>> START SUPPLIED DATA

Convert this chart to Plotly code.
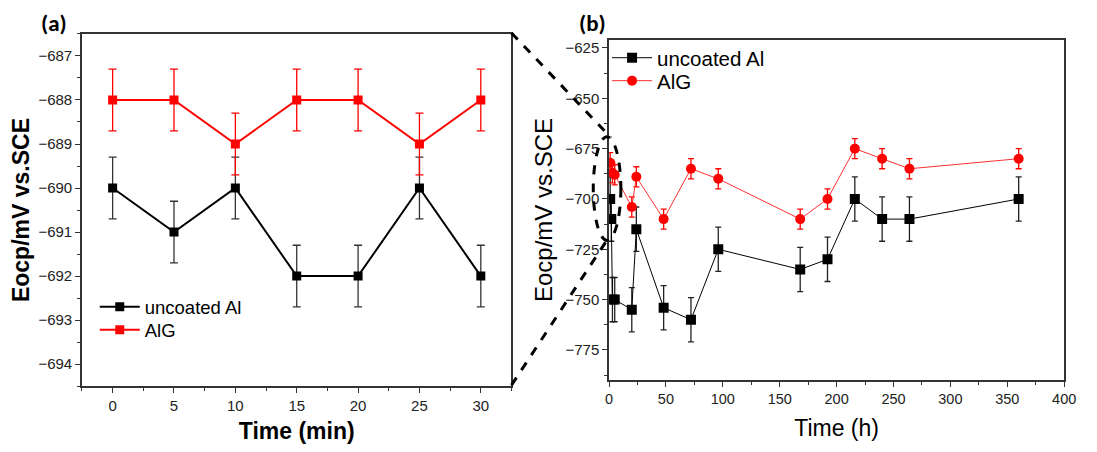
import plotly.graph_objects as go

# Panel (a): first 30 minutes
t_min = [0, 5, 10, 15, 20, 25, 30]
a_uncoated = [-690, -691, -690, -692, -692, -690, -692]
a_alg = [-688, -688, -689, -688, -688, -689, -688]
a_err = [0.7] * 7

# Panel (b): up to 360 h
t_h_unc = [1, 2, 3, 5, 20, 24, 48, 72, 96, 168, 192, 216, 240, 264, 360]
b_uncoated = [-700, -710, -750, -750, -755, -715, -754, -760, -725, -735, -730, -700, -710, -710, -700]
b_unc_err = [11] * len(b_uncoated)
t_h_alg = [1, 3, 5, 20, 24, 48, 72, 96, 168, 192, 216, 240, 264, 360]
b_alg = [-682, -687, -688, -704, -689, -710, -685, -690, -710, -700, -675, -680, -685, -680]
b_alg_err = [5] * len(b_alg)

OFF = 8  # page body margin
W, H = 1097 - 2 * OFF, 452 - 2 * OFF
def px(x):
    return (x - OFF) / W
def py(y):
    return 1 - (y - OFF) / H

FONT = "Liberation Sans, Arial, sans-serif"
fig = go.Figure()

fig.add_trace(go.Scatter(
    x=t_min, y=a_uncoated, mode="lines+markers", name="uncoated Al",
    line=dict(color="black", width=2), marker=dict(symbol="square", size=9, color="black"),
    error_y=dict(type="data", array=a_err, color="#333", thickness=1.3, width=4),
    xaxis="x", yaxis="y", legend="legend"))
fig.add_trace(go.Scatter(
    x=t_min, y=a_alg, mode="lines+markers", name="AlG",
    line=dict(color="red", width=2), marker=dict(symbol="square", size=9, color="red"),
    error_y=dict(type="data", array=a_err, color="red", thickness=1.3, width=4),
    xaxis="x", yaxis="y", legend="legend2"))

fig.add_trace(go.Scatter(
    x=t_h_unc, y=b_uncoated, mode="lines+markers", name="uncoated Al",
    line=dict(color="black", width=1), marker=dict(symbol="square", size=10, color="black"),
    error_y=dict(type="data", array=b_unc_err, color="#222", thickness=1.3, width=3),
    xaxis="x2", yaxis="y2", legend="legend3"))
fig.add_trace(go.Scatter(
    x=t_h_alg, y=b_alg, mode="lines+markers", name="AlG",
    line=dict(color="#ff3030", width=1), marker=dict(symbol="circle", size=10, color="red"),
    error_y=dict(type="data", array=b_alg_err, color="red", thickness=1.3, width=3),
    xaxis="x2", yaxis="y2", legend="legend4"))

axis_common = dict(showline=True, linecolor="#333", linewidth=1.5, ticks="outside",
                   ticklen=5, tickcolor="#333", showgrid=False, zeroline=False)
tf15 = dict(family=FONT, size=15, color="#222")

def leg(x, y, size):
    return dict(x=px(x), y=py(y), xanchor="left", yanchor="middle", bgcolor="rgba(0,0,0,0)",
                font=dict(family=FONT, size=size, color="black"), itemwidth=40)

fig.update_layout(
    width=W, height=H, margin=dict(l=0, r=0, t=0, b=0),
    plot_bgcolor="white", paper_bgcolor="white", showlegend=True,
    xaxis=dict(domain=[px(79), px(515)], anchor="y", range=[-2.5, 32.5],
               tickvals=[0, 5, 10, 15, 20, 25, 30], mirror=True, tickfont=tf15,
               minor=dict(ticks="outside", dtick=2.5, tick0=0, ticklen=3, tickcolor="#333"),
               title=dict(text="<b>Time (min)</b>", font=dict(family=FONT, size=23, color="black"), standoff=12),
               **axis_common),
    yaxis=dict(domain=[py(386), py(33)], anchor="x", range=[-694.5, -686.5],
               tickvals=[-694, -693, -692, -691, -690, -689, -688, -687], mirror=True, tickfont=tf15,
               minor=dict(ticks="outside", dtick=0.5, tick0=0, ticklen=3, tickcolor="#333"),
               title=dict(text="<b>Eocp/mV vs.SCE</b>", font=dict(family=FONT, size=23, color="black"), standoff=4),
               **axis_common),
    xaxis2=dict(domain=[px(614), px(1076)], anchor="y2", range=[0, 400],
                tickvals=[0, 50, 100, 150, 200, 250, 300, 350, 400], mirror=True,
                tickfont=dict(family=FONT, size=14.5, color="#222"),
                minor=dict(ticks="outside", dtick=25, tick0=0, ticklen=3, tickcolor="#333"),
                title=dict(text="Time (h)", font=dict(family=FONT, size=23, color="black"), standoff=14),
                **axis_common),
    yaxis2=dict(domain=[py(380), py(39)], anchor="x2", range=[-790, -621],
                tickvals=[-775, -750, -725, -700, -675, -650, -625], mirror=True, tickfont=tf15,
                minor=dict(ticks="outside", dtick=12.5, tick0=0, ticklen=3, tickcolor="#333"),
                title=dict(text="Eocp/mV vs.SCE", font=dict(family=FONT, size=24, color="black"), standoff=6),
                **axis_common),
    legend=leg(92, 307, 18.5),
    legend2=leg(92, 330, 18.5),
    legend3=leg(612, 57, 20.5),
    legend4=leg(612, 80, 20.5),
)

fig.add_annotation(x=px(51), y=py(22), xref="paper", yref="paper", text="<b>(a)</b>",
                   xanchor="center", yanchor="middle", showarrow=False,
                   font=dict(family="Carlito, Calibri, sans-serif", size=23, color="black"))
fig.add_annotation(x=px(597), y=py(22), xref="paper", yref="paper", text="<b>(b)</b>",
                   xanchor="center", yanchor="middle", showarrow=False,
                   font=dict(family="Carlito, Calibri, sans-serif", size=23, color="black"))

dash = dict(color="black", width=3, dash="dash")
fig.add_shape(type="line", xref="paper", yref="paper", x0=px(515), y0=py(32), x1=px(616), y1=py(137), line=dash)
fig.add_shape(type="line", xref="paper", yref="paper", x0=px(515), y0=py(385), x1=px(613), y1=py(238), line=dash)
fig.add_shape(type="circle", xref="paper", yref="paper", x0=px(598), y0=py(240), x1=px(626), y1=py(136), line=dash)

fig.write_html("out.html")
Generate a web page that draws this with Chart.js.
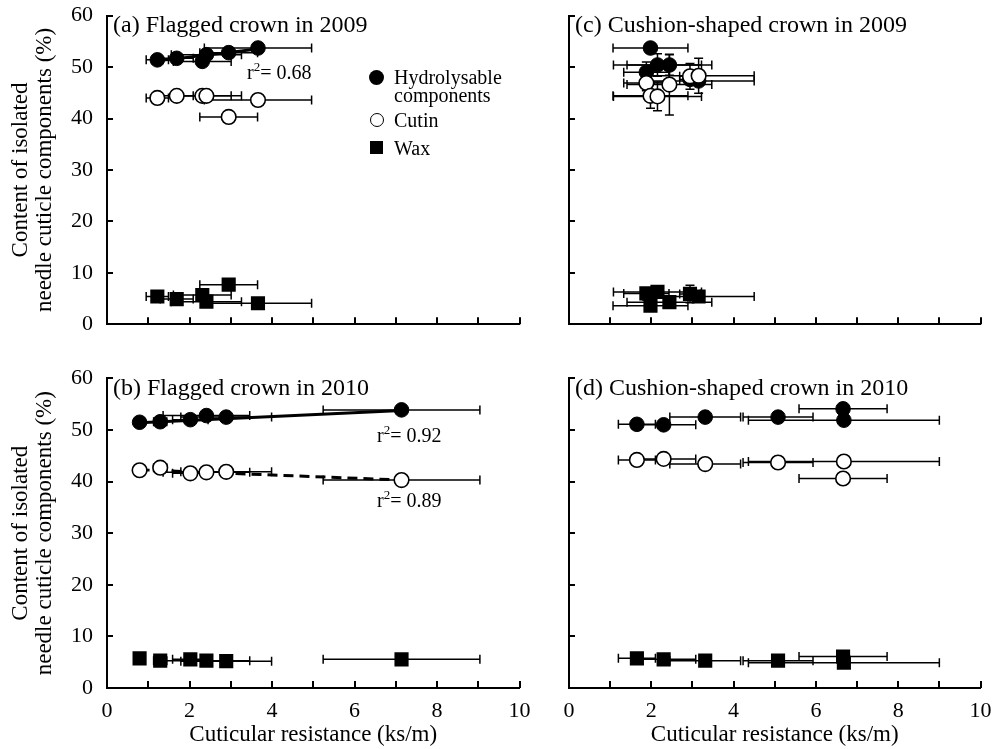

>> END SUPPLIED DATA

__THE PROBLEM__. Reproduce the material above exactly, first line through the line that contains "a_err = [0.7] * 7", minus the pictures.

__SOLUTION FOR THIS EXERCISE__.
Convert this chart to Plotly code.
import plotly.graph_objects as go

# Panel (a): first 30 minutes
t_min = [0, 5, 10, 15, 20, 25, 30]
a_uncoated = [-690, -691, -690, -692, -692, -690, -692]
a_alg = [-688, -688, -689, -688, -688, -689, -688]
a_err = [0.7] * 7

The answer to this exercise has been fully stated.